ROJİN DOSYASI MECLİSE TAŞINDI

DEM PartiMuş Milletvekili Sümeyye Boz, Kabaiş’in şüpheli ölümüne ilişkin hazırladığı iki ayrı önerge ile İstanbul Adli Tıp Kurumu’nun (ATK) raporlarındaki çelişkileri ve devlet kurumlarının zincirleme ihmallerini Meclis gündemine taşıdı.

Adalet Bakanı Yılmaz Tunç’un yanıtlaması istemiyle verilen yazılı soru önergesi ve Meclis Araştırması açılması talebiyle sunulan önergede, ülkedeki kadın katliamlarında “intihar” kılıfı altında yürütülen cezasızlık politikasına dikkat çekildi. 

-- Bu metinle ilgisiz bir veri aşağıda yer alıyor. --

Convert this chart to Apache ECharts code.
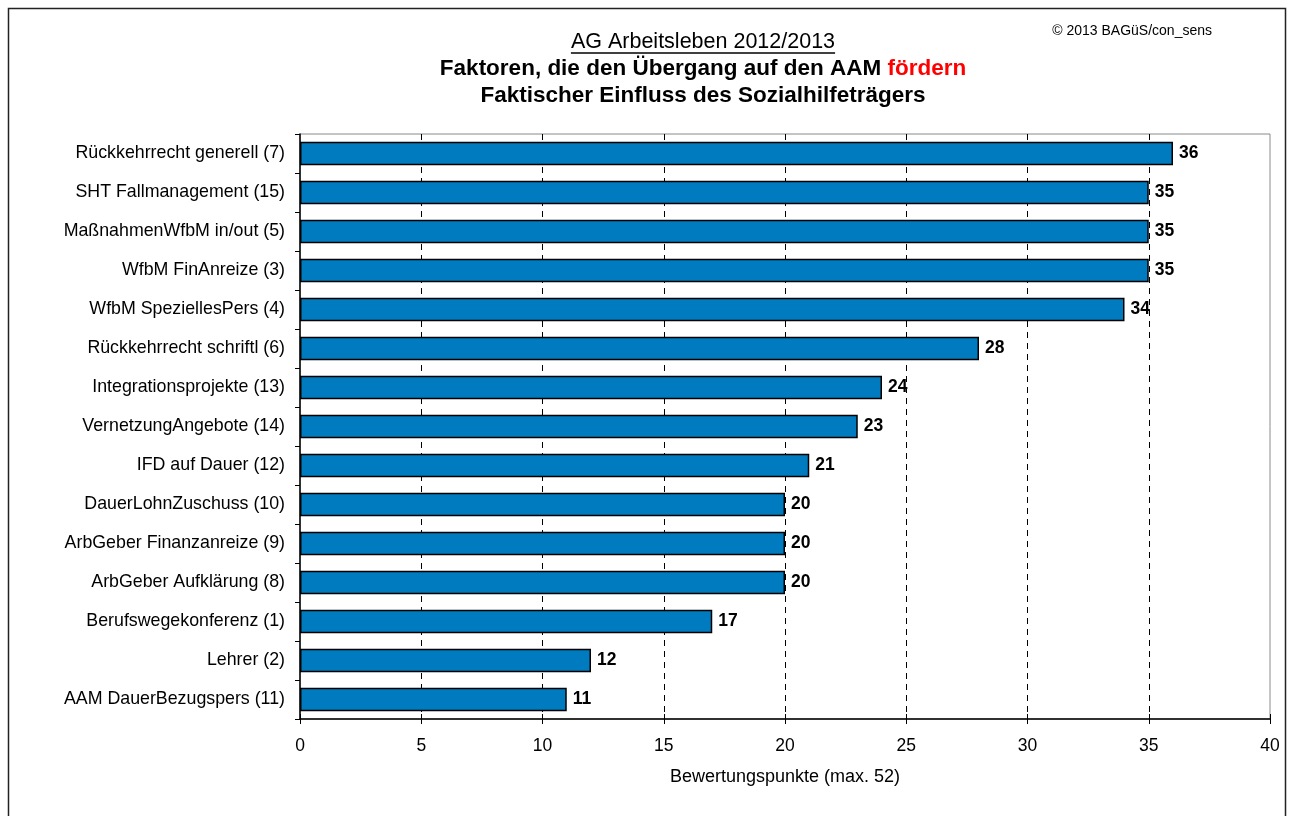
<!DOCTYPE html>
<html>
<head>
<meta charset="utf-8">
<script src="https://cdn.jsdelivr.net/npm/echarts@6/dist/echarts.min.js"></script>
<style>
  html, body { margin: 0; padding: 0; background: #fff; }
  #chart { width: 1292px; height: 816px; }
</style>
</head>
<body>
<div id="chart"></div>
<script>
// Factors listed top to bottom, with their rating points
const categories = [
  'Rückkehrrecht generell (7)',
  'SHT Fallmanagement (15)',
  'MaßnahmenWfbM in/out (5)',
  'WfbM FinAnreize (3)',
  'WfbM SpeziellesPers (4)',
  'Rückkehrrecht schriftl (6)',
  'Integrationsprojekte (13)',
  'VernetzungAngebote (14)',
  'IFD auf Dauer (12)',
  'DauerLohnZuschuss (10)',
  'ArbGeber Finanzanreize (9)',
  'ArbGeber Aufklärung (8)',
  'Berufswegekonferenz (1)',
  'Lehrer (2)',
  'AAM DauerBezugspers (11)'
];
const points = [36, 35, 35, 35, 34, 28, 24, 23, 21, 20, 20, 20, 17, 12, 11];

const titleLine1 = 'AG Arbeitsleben 2012/2013';
const titleLine2a = 'Faktoren, die den Übergang auf den AAM ';
const titleLine2b = 'fördern';
const titleLine3 = 'Faktischer Einfluss des Sozialhilfeträgers';
const copyright = '© 2013 BAGüS/con_sens';
const xAxisName = 'Bewertungspunkte (max. 52)';

const FONT = '"Liberation Sans", Arial, sans-serif';

// measure the first title line so its underline spans exactly the text
const ctx = document.createElement('canvas').getContext('2d');
ctx.font = '21.5px "Liberation Sans"';
const t1w = ctx.measureText(titleLine1).width;
const cx = 703;

const chart = echarts.init(document.getElementById('chart'));

const axisBase = {
  type: 'value',
  min: 0,
  max: 40,
  interval: 5
};

chart.setOption({
  animation: false,
  backgroundColor: '#fff',
  textStyle: { fontFamily: FONT },
  grid: {
    left: 300, right: 22, top: 134, bottom: 97,
    show: true, borderColor: '#8a8a8a', borderWidth: 1
  },
  xAxis: [
    Object.assign({}, axisBase, {
      name: xAxisName,
      nameLocation: 'middle',
      nameGap: 49,
      nameTextStyle: { color: '#000', fontSize: 18, fontFamily: FONT },
      axisLine: { show: true, lineStyle: { color: '#000', width: 1.5 } },
      axisTick: { show: true, length: 5, lineStyle: { color: '#000' } },
      axisLabel: { color: '#000', fontSize: 17.5, margin: 18, fontFamily: FONT },
      splitLine: {
        show: true, showMinLine: false, showMaxLine: false,
        lineStyle: { color: '#000', type: [6, 5], width: 1 }
      }
    }),
    Object.assign({}, axisBase, {
      position: 'bottom',
      axisLine: { show: false },
      axisTick: { show: true, inside: true, length: 5, lineStyle: { color: '#000' } },
      axisLabel: { show: false },
      splitLine: { show: false }
    })
  ],
  yAxis: {
    type: 'category',
    data: categories,
    inverse: true,
    axisLine: { show: true, lineStyle: { color: '#000', width: 1.5 } },
    axisTick: { show: true, length: 5, lineStyle: { color: '#000' } },
    axisLabel: { color: '#000', fontSize: 17.8, margin: 15, fontFamily: FONT },
    splitLine: { show: false }
  },
  series: [{
    type: 'bar',
    data: points,
    barCategoryGap: '40%',
    itemStyle: { color: '#007BBF', borderColor: '#000', borderWidth: 1.5 },
    label: {
      show: true,
      position: 'right',
      distance: 6,
      color: '#000',
      fontWeight: 'bold',
      fontSize: 17.5,
      fontFamily: FONT
    }
  }],
  graphic: [
    // outer frame
    { type: 'rect', shape: { x: 8.5, y: 8.5, width: 1277, height: 830 },
      style: { fill: null, stroke: '#222', lineWidth: 1.5 }, silent: true, z: 0 },
    { type: 'text', x: cx, y: 42, style: {
        text: titleLine1, font: '21.5px ' + FONT, fill: '#000',
        textAlign: 'center', textVerticalAlign: 'middle' } },
    { type: 'line', shape: { x1: cx - t1w / 2, y1: 53, x2: cx + t1w / 2, y2: 53 },
      style: { stroke: '#000', lineWidth: 1.3 } },
    { type: 'text', x: cx, y: 69, style: {
        text: '{b|' + titleLine2a + '}{r|' + titleLine2b + '}',
        textAlign: 'center', textVerticalAlign: 'middle',
        rich: {
          b: { font: 'bold 22.5px ' + FONT, fill: '#000' },
          r: { font: 'bold 22.5px ' + FONT, fill: '#FF0000' }
        } } },
    { type: 'text', x: cx, y: 96, style: {
        text: titleLine3, font: 'bold 22.5px ' + FONT, fill: '#000',
        textAlign: 'center', textVerticalAlign: 'middle' } },
    { type: 'text', x: 1212, y: 31, style: {
        text: copyright, font: '14px ' + FONT, fill: '#000',
        textAlign: 'right', textVerticalAlign: 'middle' } }
  ]
});
</script>
</body>
</html>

Sümeyye Boz, Adalet Bakanı Tunç’a şu soruları yöneltti:

“* İlk raporda DNA örneklerinin alındığı bölgelerin belirtilmemesinin gerekçesi nedir?

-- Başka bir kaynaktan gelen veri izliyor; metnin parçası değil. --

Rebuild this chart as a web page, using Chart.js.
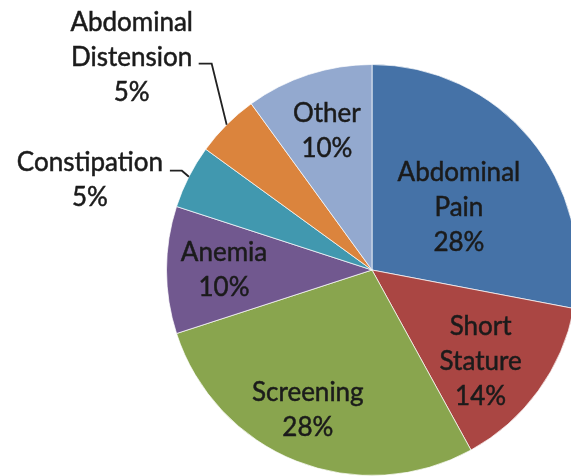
<!DOCTYPE html>
<html>
<head>
<meta charset="utf-8">
<script src="https://cdn.jsdelivr.net/npm/chart.js@4.4.1/dist/chart.umd.min.js"></script>
<style>
  html, body { margin: 0; padding: 0; background: #fff; overflow: hidden; }
  #wrap { position: absolute; left: 0; top: 0; width: 571px; height: 476px; overflow: hidden; }
  canvas { position: absolute; left: 0; top: 0; }
</style>
</head>
<body>
<div id="wrap"><canvas id="pie" width="600" height="500"></canvas></div>
<script>
// reasons for referral, clockwise from 12 o'clock
const categories = ["Abdominal Pain", "Short Stature", "Screening", "Anemia", "Constipation", "Abdominal Distension", "Other"];
const values = [28, 14, 28, 10, 5, 5, 10];
const colors = ["#4572A7", "#AA4643", "#89A54E", "#71588F", "#4198AF", "#DB843D", "#93A9CF"];

// inside labels: radius fraction, angle nudge (deg)
const labelPlace = {
  "Abdominal Pain": [0.52, 4],
  "Short Stature": [0.69, 4],
  "Screening": [0.75, 3],
  "Anemia": [0.72, 0],
  "Other": [0.71, 0]
};
// outside labels: elbow, line end, text centre (offsets from the slice edge)
const leaders = {
  "Abdominal Distension": { elbow: [-15, -61], end: [-28, -61], text: [-95, -67] },
  "Constipation": { elbow: [-7, -6], end: [-19, -6], text: [-99, 3] }
};

const lineH = 35;

const sliceLabels = {
  id: "sliceLabels",
  afterDatasetsDraw(chart) {
    const ctx = chart.ctx;
    const meta = chart.getDatasetMeta(0);
    const total = values.reduce((a, b) => a + b, 0);
    ctx.save();
    ctx.font = "26px Lato";
    ctx.textAlign = "center";
    ctx.textBaseline = "middle";
    meta.data.forEach((arc, i) => {
      const p = arc.getProps(["x", "y", "startAngle", "endAngle", "outerRadius"], true);
      const mid = (p.startAngle + p.endAngle) / 2;
      const name = categories[i];
      const lines = name.split(" ").concat(Math.round(values[i] / total * 100) + "%");
      let cx, cy;
      const lead = leaders[name];
      if (lead) {
        const ex = p.x + Math.cos(mid) * p.outerRadius;
        const ey = p.y + Math.sin(mid) * p.outerRadius;
        ctx.strokeStyle = "#222";
        ctx.lineWidth = 1.8;
        ctx.beginPath();
        ctx.moveTo(ex, ey);
        ctx.lineTo(ex + lead.elbow[0], ey + lead.elbow[1]);
        ctx.lineTo(ex + lead.end[0], ey + lead.end[1]);
        ctx.stroke();
        cx = ex + lead.text[0];
        cy = ey + lead.text[1];
      } else {
        const pl = labelPlace[name] || [0.7, 0];
        const a = mid + pl[1] * Math.PI / 180;
        cx = p.x + Math.cos(a) * p.outerRadius * pl[0];
        cy = p.y + Math.sin(a) * p.outerRadius * pl[0];
      }
      ctx.fillStyle = "#1b1b1b";
      ctx.strokeStyle = "#1b1b1b";
      ctx.lineWidth = 0.5;
      lines.forEach((t, k) => {
        const ty = cy + (k - (lines.length - 1) / 2) * lineH;
        ctx.fillText(t, cx, ty);
        ctx.strokeText(t, cx, ty);
      });
    });
    ctx.restore();
  }
};

new Chart(document.getElementById("pie"), {
  type: "pie",
  data: {
    labels: categories,
    datasets: [{
      data: values,
      backgroundColor: colors,
      borderColor: "rgba(255,255,255,0.7)",
      borderWidth: 1
    }]
  },
  options: {
    responsive: false,
    animation: false,
    devicePixelRatio: 1,
    layout: { padding: { left: 166, top: 64, right: 22, bottom: 24 } },
    plugins: {
      legend: { display: false },
      tooltip: { enabled: false }
    }
  },
  plugins: [sliceLabels]
});
</script>
</body>
</html>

* Bu bilgi neden 10 ay sonra dosyaya eklenmiştir?

* Bu gecikme Bakanlığınızca incelenmiş midir?

* Raporların düzenlenme sürecinde herhangi bir iç ya da dış denetim yapılmış mıdır?

* Adli Tıp Kurumu’nda kadın cinayetleri ve cinsel saldırı vakalarında toplumsal cinsiyet temelli önyargıları önleyecek bir politika mevcut mudur?”

Soru önergesinde, ATK’nın ilk raporda erkek DNA’sı bulgularını etkisizleştirirken, ikinci raporda bu örneklerin yerini açıklamasına rağmen bulguları “bulaş (kontaminasyon)” olasılığıyla gerekçelendirdiği belirtilerek, “Kurum, kendi raporunda bulaş riskinin bertaraf edildiğini belirtmesine rağmen delillerin kaynağını belirsizleştirerek şüpheli DNA örneklerini etkisiz hale getirmiştir” çelişkisine dikkat çekildi.

MECLİS ARAŞTIRMASI TALEBİ

 Sümeyye Boz, ayrıca Meclis Başkanlığı’na sunduğu araştırma önergesinde Rojin Kabaiş dosyasındaki zincirleme ihmalleri, “kadınların yaşam hakkı söz konusu olduğunda devlet kurumlarının sistematik sessizliği” olarak tanımladı. Önergede, “Bu vaka, yalnızca bireysel bir adli hata değil, üniversite, kolluk, savcılık ve Adli Tıp Kurumu’nun ortak ihmaliyle yürütülen yapısal bir sorun alanıdır” denildi.